**Aim:**
Each line below should be reproduced without any alteration.

─── Information supplied ───

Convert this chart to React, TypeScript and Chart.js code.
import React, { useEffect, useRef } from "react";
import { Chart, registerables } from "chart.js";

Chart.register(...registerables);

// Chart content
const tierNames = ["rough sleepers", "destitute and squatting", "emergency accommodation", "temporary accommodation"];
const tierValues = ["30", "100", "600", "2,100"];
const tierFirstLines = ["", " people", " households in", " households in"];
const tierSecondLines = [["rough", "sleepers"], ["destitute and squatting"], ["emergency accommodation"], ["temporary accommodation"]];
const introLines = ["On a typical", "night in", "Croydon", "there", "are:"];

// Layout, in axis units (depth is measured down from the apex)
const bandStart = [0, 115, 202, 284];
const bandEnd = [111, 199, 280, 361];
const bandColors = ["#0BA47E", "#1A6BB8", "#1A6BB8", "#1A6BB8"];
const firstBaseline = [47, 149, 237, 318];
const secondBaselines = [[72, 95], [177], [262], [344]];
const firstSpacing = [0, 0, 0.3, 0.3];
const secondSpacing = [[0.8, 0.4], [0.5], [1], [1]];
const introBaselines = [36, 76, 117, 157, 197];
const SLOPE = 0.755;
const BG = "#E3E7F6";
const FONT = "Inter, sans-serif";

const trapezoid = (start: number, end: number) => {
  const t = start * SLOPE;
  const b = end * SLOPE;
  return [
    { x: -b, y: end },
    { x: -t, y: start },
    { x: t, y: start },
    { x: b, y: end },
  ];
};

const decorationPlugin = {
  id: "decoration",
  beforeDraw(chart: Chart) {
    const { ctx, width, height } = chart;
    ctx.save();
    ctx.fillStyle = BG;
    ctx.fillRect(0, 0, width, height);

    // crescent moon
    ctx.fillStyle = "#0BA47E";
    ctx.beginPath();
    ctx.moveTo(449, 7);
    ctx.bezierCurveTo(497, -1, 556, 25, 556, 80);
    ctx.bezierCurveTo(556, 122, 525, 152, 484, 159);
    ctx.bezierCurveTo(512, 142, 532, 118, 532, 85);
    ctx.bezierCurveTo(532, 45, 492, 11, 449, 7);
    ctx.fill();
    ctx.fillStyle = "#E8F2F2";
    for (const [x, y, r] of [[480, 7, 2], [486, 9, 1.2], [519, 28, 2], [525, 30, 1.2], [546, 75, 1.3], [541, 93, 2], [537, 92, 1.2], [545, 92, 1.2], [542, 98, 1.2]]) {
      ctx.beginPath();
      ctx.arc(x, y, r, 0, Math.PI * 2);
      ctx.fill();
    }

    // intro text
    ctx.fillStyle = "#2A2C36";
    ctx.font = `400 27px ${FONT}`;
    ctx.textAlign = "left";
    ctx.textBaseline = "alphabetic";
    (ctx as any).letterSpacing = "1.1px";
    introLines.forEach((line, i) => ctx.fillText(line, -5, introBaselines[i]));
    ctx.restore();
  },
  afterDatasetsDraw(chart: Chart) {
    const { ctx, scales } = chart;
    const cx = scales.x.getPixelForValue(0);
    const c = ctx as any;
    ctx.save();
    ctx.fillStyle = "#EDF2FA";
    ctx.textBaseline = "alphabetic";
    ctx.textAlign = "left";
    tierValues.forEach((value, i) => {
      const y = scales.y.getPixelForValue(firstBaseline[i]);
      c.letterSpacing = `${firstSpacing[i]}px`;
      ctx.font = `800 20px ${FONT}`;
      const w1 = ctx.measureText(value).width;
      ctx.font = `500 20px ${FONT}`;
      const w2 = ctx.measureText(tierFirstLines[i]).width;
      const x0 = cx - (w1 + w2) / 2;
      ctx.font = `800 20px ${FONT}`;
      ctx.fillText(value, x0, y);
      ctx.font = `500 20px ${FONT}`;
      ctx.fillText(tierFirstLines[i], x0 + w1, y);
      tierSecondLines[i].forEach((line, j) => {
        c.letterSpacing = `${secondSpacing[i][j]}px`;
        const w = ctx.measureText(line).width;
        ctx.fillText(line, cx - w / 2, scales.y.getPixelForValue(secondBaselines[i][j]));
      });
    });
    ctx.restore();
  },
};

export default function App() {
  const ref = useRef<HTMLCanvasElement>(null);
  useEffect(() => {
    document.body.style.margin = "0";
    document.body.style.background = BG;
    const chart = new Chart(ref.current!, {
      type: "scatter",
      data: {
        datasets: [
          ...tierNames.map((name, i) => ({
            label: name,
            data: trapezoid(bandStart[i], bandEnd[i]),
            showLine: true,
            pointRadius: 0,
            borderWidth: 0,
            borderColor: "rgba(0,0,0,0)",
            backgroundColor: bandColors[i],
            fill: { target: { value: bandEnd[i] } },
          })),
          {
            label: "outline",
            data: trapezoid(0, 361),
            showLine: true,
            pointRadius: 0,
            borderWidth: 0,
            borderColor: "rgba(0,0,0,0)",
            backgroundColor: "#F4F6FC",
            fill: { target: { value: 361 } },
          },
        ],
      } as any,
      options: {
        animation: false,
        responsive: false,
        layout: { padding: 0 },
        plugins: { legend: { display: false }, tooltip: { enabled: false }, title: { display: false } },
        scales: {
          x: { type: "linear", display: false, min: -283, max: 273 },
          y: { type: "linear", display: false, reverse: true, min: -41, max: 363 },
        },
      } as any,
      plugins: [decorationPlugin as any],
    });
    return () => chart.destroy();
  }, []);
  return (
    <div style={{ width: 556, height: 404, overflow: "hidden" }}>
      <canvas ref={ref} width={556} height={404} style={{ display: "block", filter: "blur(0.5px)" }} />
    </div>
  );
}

───

**Exercise output:**
Convert this chart to React, TypeScript and Chart.js code.
import React, { useEffect, useRef } from "react";
import { Chart, registerables } from "chart.js";

Chart.register(...registerables);

// Chart content
const tierNames = ["rough sleepers", "destitute and squatting", "emergency accommodation", "temporary accommodation"];
const tierValues = ["30", "100", "600", "2,100"];
const tierFirstLines = ["", " people", " households in", " households in"];
const tierSecondLines = [["rough", "sleepers"], ["destitute and squatting"], ["emergency accommodation"], ["temporary accommodation"]];
const introLines = ["On a typical", "night in", "Croydon", "there", "are:"];

// Layout, in axis units (depth is measured down from the apex)
const bandStart = [0, 115, 202, 284];
const bandEnd = [111, 199, 280, 361];
const bandColors = ["#0BA47E", "#1A6BB8", "#1A6BB8", "#1A6BB8"];
const firstBaseline = [47, 149, 237, 318];
const secondBaselines = [[72, 95], [177], [262], [344]];
const firstSpacing = [0, 0, 0.3, 0.3];
const secondSpacing = [[0.8, 0.4], [0.5], [1], [1]];
const introBaselines = [36, 76, 117, 157, 197];
const SLOPE = 0.755;
const BG = "#E3E7F6";
const FONT = "Inter, sans-serif";

const trapezoid = (start: number, end: number) => {
  const t = start * SLOPE;
  const b = end * SLOPE;
  return [
    { x: -b, y: end },
    { x: -t, y: start },
    { x: t, y: start },
    { x: b, y: end },
  ];
};

const decorationPlugin = {
  id: "decoration",
  beforeDraw(chart: Chart) {
    const { ctx, width, height } = chart;
    ctx.save();
    ctx.fillStyle = BG;
    ctx.fillRect(0, 0, width, height);

    // crescent moon
    ctx.fillStyle = "#0BA47E";
    ctx.beginPath();
    ctx.moveTo(449, 7);
    ctx.bezierCurveTo(497, -1, 556, 25, 556, 80);
    ctx.bezierCurveTo(556, 122, 525, 152, 484, 159);
    ctx.bezierCurveTo(512, 142, 532, 118, 532, 85);
    ctx.bezierCurveTo(532, 45, 492, 11, 449, 7);
    ctx.fill();
    ctx.fillStyle = "#E8F2F2";
    for (const [x, y, r] of [[480, 7, 2], [486, 9, 1.2], [519, 28, 2], [525, 30, 1.2], [546, 75, 1.3], [541, 93, 2], [537, 92, 1.2], [545, 92, 1.2], [542, 98, 1.2]]) {
      ctx.beginPath();
      ctx.arc(x, y, r, 0, Math.PI * 2);
      ctx.fill();
    }

    // intro text
    ctx.fillStyle = "#2A2C36";
    ctx.font = `400 27px ${FONT}`;
    ctx.textAlign = "left";
    ctx.textBaseline = "alphabetic";
    (ctx as any).letterSpacing = "1.1px";
    introLines.forEach((line, i) => ctx.fillText(line, -5, introBaselines[i]));
    ctx.restore();
  },
  afterDatasetsDraw(chart: Chart) {
    const { ctx, scales } = chart;
    const cx = scales.x.getPixelForValue(0);
    const c = ctx as any;
    ctx.save();
    ctx.fillStyle = "#EDF2FA";
    ctx.textBaseline = "alphabetic";
    ctx.textAlign = "left";
    tierValues.forEach((value, i) => {
      const y = scales.y.getPixelForValue(firstBaseline[i]);
      c.letterSpacing = `${firstSpacing[i]}px`;
      ctx.font = `800 20px ${FONT}`;
      const w1 = ctx.measureText(value).width;
      ctx.font = `500 20px ${FONT}`;
      const w2 = ctx.measureText(tierFirstLines[i]).width;
      const x0 = cx - (w1 + w2) / 2;
      ctx.font = `800 20px ${FONT}`;
      ctx.fillText(value, x0, y);
      ctx.font = `500 20px ${FONT}`;
      ctx.fillText(tierFirstLines[i], x0 + w1, y);
      tierSecondLines[i].forEach((line, j) => {
        c.letterSpacing = `${secondSpacing[i][j]}px`;
        const w = ctx.measureText(line).width;
        ctx.fillText(line, cx - w / 2, scales.y.getPixelForValue(secondBaselines[i][j]));
      });
    });
    ctx.restore();
  },
};

export default function App() {
  const ref = useRef<HTMLCanvasElement>(null);
  useEffect(() => {
    document.body.style.margin = "0";
    document.body.style.background = BG;
    const chart = new Chart(ref.current!, {
      type: "scatter",
      data: {
        datasets: [
          ...tierNames.map((name, i) => ({
            label: name,
            data: trapezoid(bandStart[i], bandEnd[i]),
            showLine: true,
            pointRadius: 0,
            borderWidth: 0,
            borderColor: "rgba(0,0,0,0)",
            backgroundColor: bandColors[i],
            fill: { target: { value: bandEnd[i] } },
          })),
          {
            label: "outline",
            data: trapezoid(0, 361),
            showLine: true,
            pointRadius: 0,
            borderWidth: 0,
            borderColor: "rgba(0,0,0,0)",
            backgroundColor: "#F4F6FC",
            fill: { target: { value: 361 } },
          },
        ],
      } as any,
      options: {
        animation: false,
        responsive: false,
        layout: { padding: 0 },
        plugins: { legend: { display: false }, tooltip: { enabled: false }, title: { display: false } },
        scales: {
          x: { type: "linear", display: false, min: -283, max: 273 },
          y: { type: "linear", display: false, reverse: true, min: -41, max: 363 },
        },
      } as any,
      plugins: [decorationPlugin as any],
    });
    return () => chart.destroy();
  }, []);
  return (
    <div style={{ width: 556, height: 404, overflow: "hidden" }}>
      <canvas ref={ref} width={556} height={404} style={{ display: "block", filter: "blur(0.5px)" }} />
    </div>
  );
}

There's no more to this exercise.